Publishing giants Penguin and Random House are getting hitched as their respective corporate parents, Britain's Pearson and Germany's Bertelsmann, merge their publishing units.
The marriage will bring under one roof fantasy novelist Terry Pratchett, "Fifty Shades of Grey" author E.L. James and 2012 Nobel prize winner Mo Yan. The new entity will be called Penguin Random House.
"The consumer publishing industry is going through a period of tumultuous change, propelled by digital technologies and the giant companies that dominate them," said Pearson Chief Executive Marjorie Scardino.
"The book publishing industry today is remarkable for being composed of a few large, and a lot of relatively small companies, and there probably isn't room for them all," she said. "They're going to have to get together."
That could mean higher book prices and less diversity of titles, if consolidation in other industries is any indication of how this will play out for consumers.

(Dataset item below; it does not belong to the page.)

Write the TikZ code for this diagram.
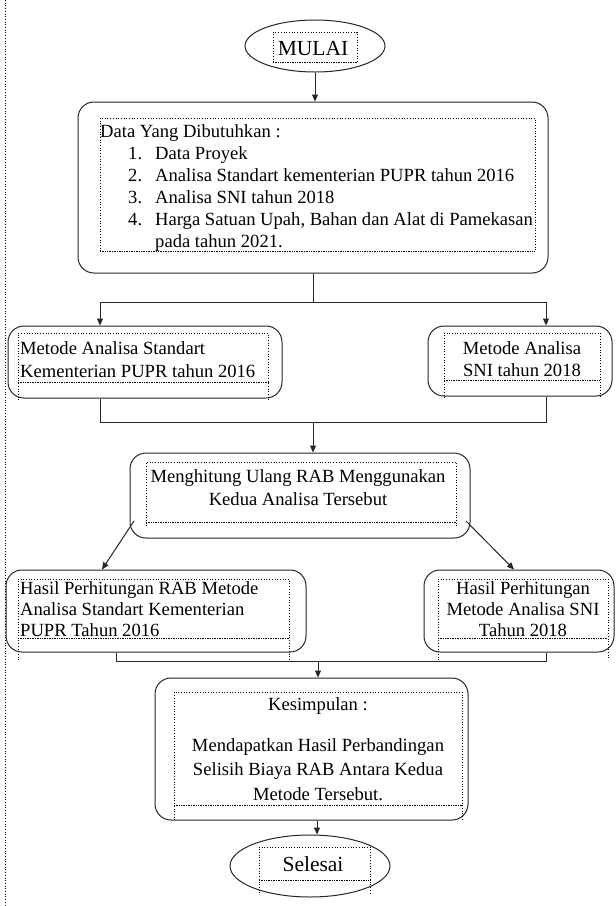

Telecom companies, airlines, banks -- it's hard to think of a single high-stakes merger that's resulted in lower prices and more innovation. It's pretty simple: The less competition you have, the less pressure there is to fight for customers.
And with fewer bookstores, the action in the future will focus on digital downloads and ebooks. With only a handful of major players, it seems likely that sellers will be free to set their own prices, rather than reflect the actual cost of distributing literature in digital form, which is fairly minuscule.
For those who love to read -- admittedly, a dying breed -- this isn't good news.